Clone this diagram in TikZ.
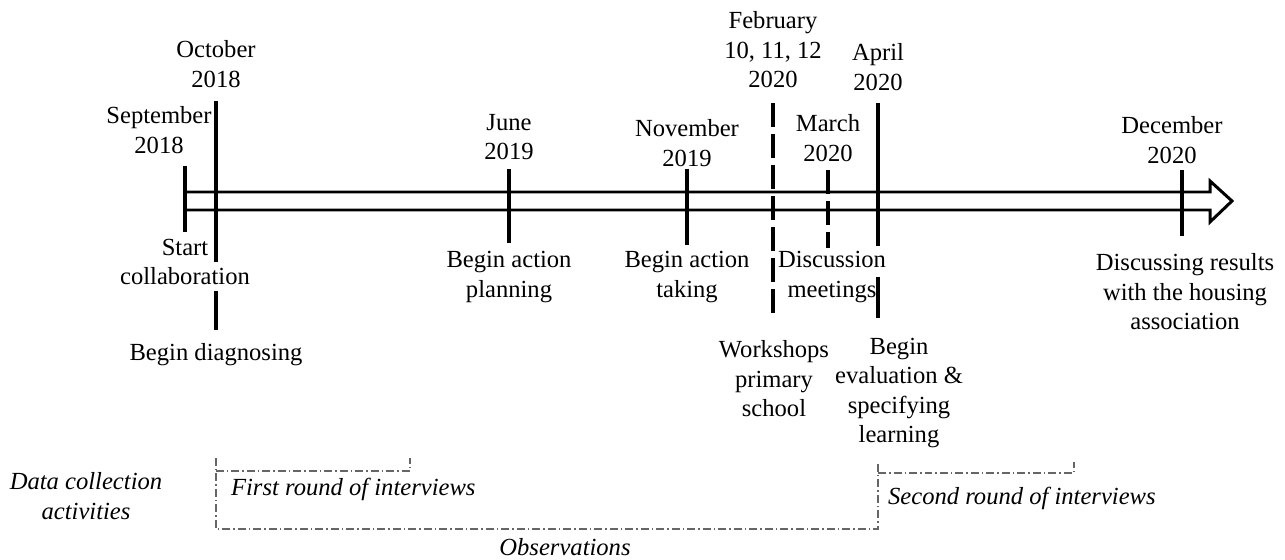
\documentclass[tikz,border=0pt]{standalone}
\usepackage{fontspec}
\setmainfont{Liberation Serif}

\tikzset{
  tick/.style={line width=1.8pt},
  dashtick/.style={tick, dash pattern=on 0.48cm off 0.14cm},
  lbl/.style={align=center, inner sep=1pt, font=\fontsize{14}{16.8}\selectfont},
  act/.style={lbl, font=\fontsize{14}{16.8}\selectfont\itshape},
  span/.style={black!60, line width=0.6pt,
    dash pattern=on 0.16cm off 0.06cm on 0.03cm off 0.06cm},
}

\begin{document}
\begin{tikzpicture}[x=0.02cm,y=-0.02cm]
  \useasboundingbox (0,0) rectangle (1285,560);

  % month ticks
  \draw[tick] (185,166) -- (185,232);
  \draw[tick] (216,101) -- (216,262);
  \draw[tick] (216,291) -- (216,330);
  \draw[tick] (509,169) -- (509,243);
  \draw[tick] (687,169) -- (687,245);
  \draw[dashtick] (773,103) -- (773,318);
  \draw[dashtick] (828,170) -- (828,248);
  \draw[tick] (878,103) -- (878,246);
  \draw[tick] (878,277) -- (878,318);
  \draw[tick] (1182,170) -- (1182,236);

  % the time line
  \draw[line width=1.7pt, line join=miter]
    (185,192) -- (1210,192) -- (1210,181) -- (1232,201)
    -- (1210,222) -- (1210,210) -- (185,210) -- cycle;

  % dates
  \node[lbl] (sep) at (159,130) {September\\2018};
  \node[lbl] (oct) at (216,64) {October\\2018};
  \node[lbl] (jun) at (509,137) {June\\2019};
  \node[lbl] (nov) at (687,143) {November\\2019};
  \node[lbl] (feb) at (773,50) {February\\10, 11, 12\\2020};
  \node[lbl] (mar) at (828,138) {March\\2020};
  \node[lbl] (apr) at (878,67) {April\\2020};
  \node[lbl] (dec) at (1172,140) {December\\2020};

  % events
  \node[lbl] (start) at (185,262) {Start\\collaboration};
  \node[lbl] (diag) at (216,355) {Begin diagnosing};
  \node[lbl] (plan) at (509,277) {Begin action\\planning};
  \node[lbl] (take) at (687,277) {Begin action\\taking};
  \node[lbl] (meet) at (832,277) {Discussion\\meetings};
  \node[lbl] (work) at (774,379) {Workshops\\primary\\school};
  \node[lbl] (eval) at (899,393) {Begin\\evaluation \&\\specifying\\learning};
  \node[lbl] (disc) at (1185,292) {Discussing results\\with the housing\\association};

  % data collection
  \draw[span] (216,458) -- (216,529) -- (878,529) -- (878,462);
  \draw[span] (216,471) -- (410,471) -- (410,458);
  \draw[span] (878,473) -- (1074,473) -- (1074,462);

  \node[act] (data) at (86,496) {Data collection\\activities};
  \node[act, anchor=west] (first) at (229,489) {First round of interviews};
  \node[act, anchor=west] (second) at (886,498) {Second round of interviews};
  \node[act] (obs) at (565,547) {Observations};
\end{tikzpicture}
\end{document}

□ □ □ □ □ □ □

Output all of the data exactly as it stands, minus any images.

● OUTPUT BELOW:
Clone this diagram in TikZ.
\documentclass[tikz,border=0pt]{standalone}
\usepackage{fontspec}
\setmainfont{Liberation Serif}

\tikzset{
  tick/.style={line width=1.8pt},
  dashtick/.style={tick, dash pattern=on 0.48cm off 0.14cm},
  lbl/.style={align=center, inner sep=1pt, font=\fontsize{14}{16.8}\selectfont},
  act/.style={lbl, font=\fontsize{14}{16.8}\selectfont\itshape},
  span/.style={black!60, line width=0.6pt,
    dash pattern=on 0.16cm off 0.06cm on 0.03cm off 0.06cm},
}

\begin{document}
\begin{tikzpicture}[x=0.02cm,y=-0.02cm]
  \useasboundingbox (0,0) rectangle (1285,560);

  % month ticks
  \draw[tick] (185,166) -- (185,232);
  \draw[tick] (216,101) -- (216,262);
  \draw[tick] (216,291) -- (216,330);
  \draw[tick] (509,169) -- (509,243);
  \draw[tick] (687,169) -- (687,245);
  \draw[dashtick] (773,103) -- (773,318);
  \draw[dashtick] (828,170) -- (828,248);
  \draw[tick] (878,103) -- (878,246);
  \draw[tick] (878,277) -- (878,318);
  \draw[tick] (1182,170) -- (1182,236);

  % the time line
  \draw[line width=1.7pt, line join=miter]
    (185,192) -- (1210,192) -- (1210,181) -- (1232,201)
    -- (1210,222) -- (1210,210) -- (185,210) -- cycle;

  % dates
  \node[lbl] (sep) at (159,130) {September\\2018};
  \node[lbl] (oct) at (216,64) {October\\2018};
  \node[lbl] (jun) at (509,137) {June\\2019};
  \node[lbl] (nov) at (687,143) {November\\2019};
  \node[lbl] (feb) at (773,50) {February\\10, 11, 12\\2020};
  \node[lbl] (mar) at (828,138) {March\\2020};
  \node[lbl] (apr) at (878,67) {April\\2020};
  \node[lbl] (dec) at (1172,140) {December\\2020};

  % events
  \node[lbl] (start) at (185,262) {Start\\collaboration};
  \node[lbl] (diag) at (216,355) {Begin diagnosing};
  \node[lbl] (plan) at (509,277) {Begin action\\planning};
  \node[lbl] (take) at (687,277) {Begin action\\taking};
  \node[lbl] (meet) at (832,277) {Discussion\\meetings};
  \node[lbl] (work) at (774,379) {Workshops\\primary\\school};
  \node[lbl] (eval) at (899,393) {Begin\\evaluation \&\\specifying\\learning};
  \node[lbl] (disc) at (1185,292) {Discussing results\\with the housing\\association};

  % data collection
  \draw[span] (216,458) -- (216,529) -- (878,529) -- (878,462);
  \draw[span] (216,471) -- (410,471) -- (410,458);
  \draw[span] (878,473) -- (1074,473) -- (1074,462);

  \node[act] (data) at (86,496) {Data collection\\activities};
  \node[act, anchor=west] (first) at (229,489) {First round of interviews};
  \node[act, anchor=west] (second) at (886,498) {Second round of interviews};
  \node[act] (obs) at (565,547) {Observations};
\end{tikzpicture}
\end{document}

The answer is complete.